On Friday, September 21, 2018, the most significant tornado to hit Eastern Ontario since 1902 touched down in Dunrobin and traveled across the Ottawa River to Gatineau, Quebec, leaving a trail of wreckage.
Over the past eight months, United Way Ottawa has invested or allocated nearly $288,000 in neighbourhoods hit hardest, and has committed a further $249,000 in supports for 2019. These investments in neighbourhoods affected by the tornadoes will ensure their long-term resilience after the storms.
In total, six tornadoes hit neighbourhoods in and around Ottawa that day, causing damage to houses and local hydro grids, and knocking out power to hundreds of thousands of households. Families lost their homes, food was spoiled, and communities have been forever changed.
I just got home from work and looked at my backyard – My wife and I looked up and saw this swirling cloud above our home. Trees down, roofs gone, sides of houses gone, so very, very significant impact.

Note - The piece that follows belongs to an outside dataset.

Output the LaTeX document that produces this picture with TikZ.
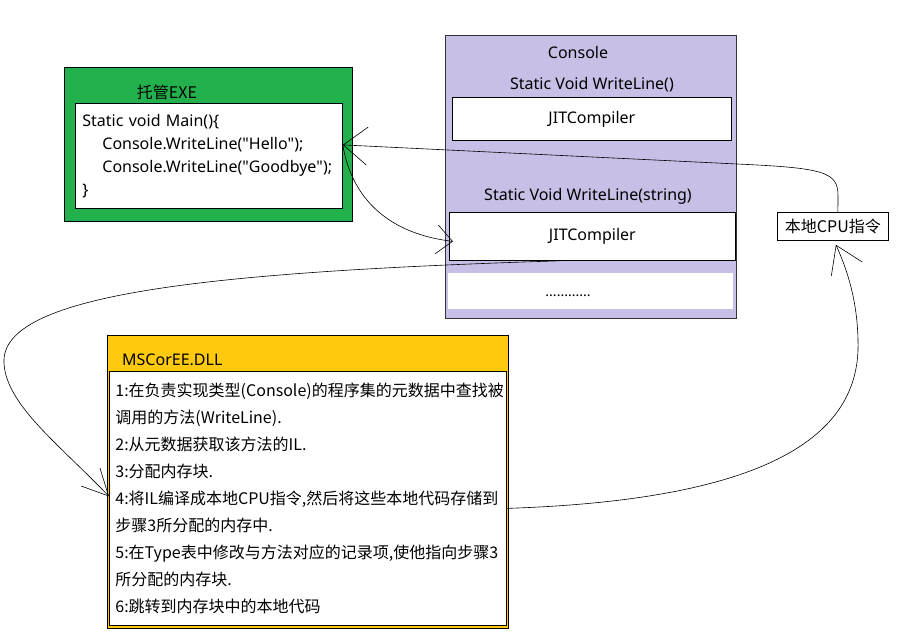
\documentclass[tikz,border=0pt]{standalone}
\usepackage{fontspec}
\setmainfont{Noto Sans}
\newfontfamily\cjk{Noto Sans CJK SC}
\usetikzlibrary{arrows.meta,positioning}
\definecolor{exegreen}{HTML}{22B14C}
\definecolor{conlilac}{HTML}{C8BFE7}
\definecolor{dllgold}{HTML}{FFC90E}

\begin{document}
\begin{tikzpicture}[
    x=1pt, y=-1pt,
    panel/.style={draw, line width=0.9pt, anchor=north west, inner sep=0pt},
    slot/.style={draw, fill=white, line width=0.8pt, anchor=north west, inner sep=0pt,
      font=\fontsize{16}{19}\selectfont},
    caption/.style={inner sep=0pt, font=\fontsize{16}{19}\selectfont},
    flow/.style={line width=0.6pt}
  ]
  \useasboundingbox (0,0) rectangle (923,644);

  \node[panel, fill=exegreen, minimum width=288, minimum height=154] (exe) at (64,67) {};
  \node[caption] (exetitle) at (167,92) {\cjk 托管EXE};
  \node[slot, minimum width=267, minimum height=105, text width=253, inner xsep=7pt, align=left,
    font=\fontsize{16}{23}\selectfont] (code) at (75,103)
    {Static void Main()\{\\
     \hspace*{20pt}Console.WriteLine(\textquotedbl Hello\textquotedbl);\\
     \hspace*{20pt}Console.WriteLine(\textquotedbl Goodbye\textquotedbl);\\
     \}};

  \node[panel, fill=conlilac, draw=black!80, minimum width=291, minimum height=283] (console) at (445,35) {};
  \node[caption] (contitle) at (578,53) {Console};
  \node[caption] (sigA) at (592,85) {Static Void WriteLine()};
  \node[slot, minimum width=279, minimum height=43] (jitA) at (452,97) {JITCompiler};
  \node[caption] (sigB) at (588,196) {Static Void WriteLine(string)};
  \node[slot, minimum width=286, minimum height=48] (jitB) at (449,212) {JITCompiler};
  \node[slot, draw=none, minimum width=285, minimum height=36] (more) at (448,273) {};
  \node[caption, font=\fontsize{14}{17}\selectfont] (dots) at (568,296) {............};

  \node[slot, minimum width=111, minimum height=28, font=\cjk\fontsize{16}{19}\selectfont] (cpu) at (777,212) {本地CPU指令};

  \node[panel, fill=dllgold, minimum width=401, minimum height=293] (dll) at (107,335) {};
  \node[caption, anchor=west] (dlltitle) at (122,360) {MSCorEE.DLL};
  \node[slot, minimum width=397, minimum height=254, text width=385, inner xsep=6pt, align=left,
    font=\cjk\fontsize{16}{27}\selectfont] (steps) at (109,371)
    {1:在负责实现类型(Console)的程序集的元数据中查找被\\
     调用的方法(WriteLine).\\
     2:从元数据获取该方法的IL.\\
     3:分配内存块.\\
     4:将IL编译成本地CPU指令,然后将这些本地代码存储到\\
     步骤3所分配的内存中.\\
     5:在Type表中修改与方法对应的记录项,使他指向步骤3\\
     所分配的内存块.\\
     6:跳转到内存块中的本地代码};

  \draw[flow, -{Straight Barb[length=24pt,width=38pt]}] ([xshift=5pt]cpu.north) -- (838,196)
    .. controls (838,172) and (825,168) .. (737,164) -- ([yshift=11pt]code.east);
  \draw[flow, -{Straight Barb[length=16pt,width=29pt]}] ([yshift=11pt]code.east)
    .. controls (352,200) and (390,234) .. ([xshift=4pt,yshift=-5pt]jitB.west);
  \draw[flow, -{Straight Barb[length=26pt,width=26pt]}] ([xshift=-32pt]jitB.south)
    .. controls (200,272) and (0,295) .. (4,363)
    .. controls (6,405) and (60,445) .. ([yshift=2pt]steps.west);
  \draw[flow, -{Straight Barb[length=26pt,width=34pt]}] ([yshift=-10pt]steps.east)
    .. controls (760,500) and (855,440) .. (858,350)
    .. controls (859,300) and (845,265) .. ([xshift=3pt,yshift=-4pt]cpu.south);
\end{tikzpicture}
\end{document}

– Councillor Keith Egli, city councillor for Knoxdale-Merivale ward
Within hours, United Way Ottawa rallied the community to support our neighbours in need.
Here for community
Quickly after the tornadoes touched down, United Way led the formation of After the Storm – a partnership that brought together numerous community organizations to collaborate and ensure vulnerable populations were not left behind as they started to rebuild and recover from the disaster.
We also quickly invested in the Ottawa Food Bank to ensure residents affected by power outages had access to food and basic needs. In the following weeks, we continued supporting residents in the Dunrobin, Kinburn, Arlington Woods, Craig Henry and Greenboro neighbourhoods by investing in community-based mental health and counselling services, information referrals, outreach to seniors and planning supports – all this matched by our promise to be there for residents for the long haul, after the disaster period was over.
There’s still a lot of work to do now that spring has arrived and snow is melted. You still see many homes that are tarped up, homes without roofs, homes missing all the siding.
Most recently, we invested in long-term mental health supports, crisis lines, and programs that stay connected with vulnerable seniors in the neighbourhoods that were hit the hardest in September.
We also continue to work with local organizations to plan for the future.
What we’ve learned from this disaster, paired with valuable relationships built at the After the Storm table, means that we are more prepared for environmental events that have recently our city with increasing frequency. We’ve seen this first-hand as we started community outreach After the Floods.
We’re hoping that in the course of the next six months that people can come home.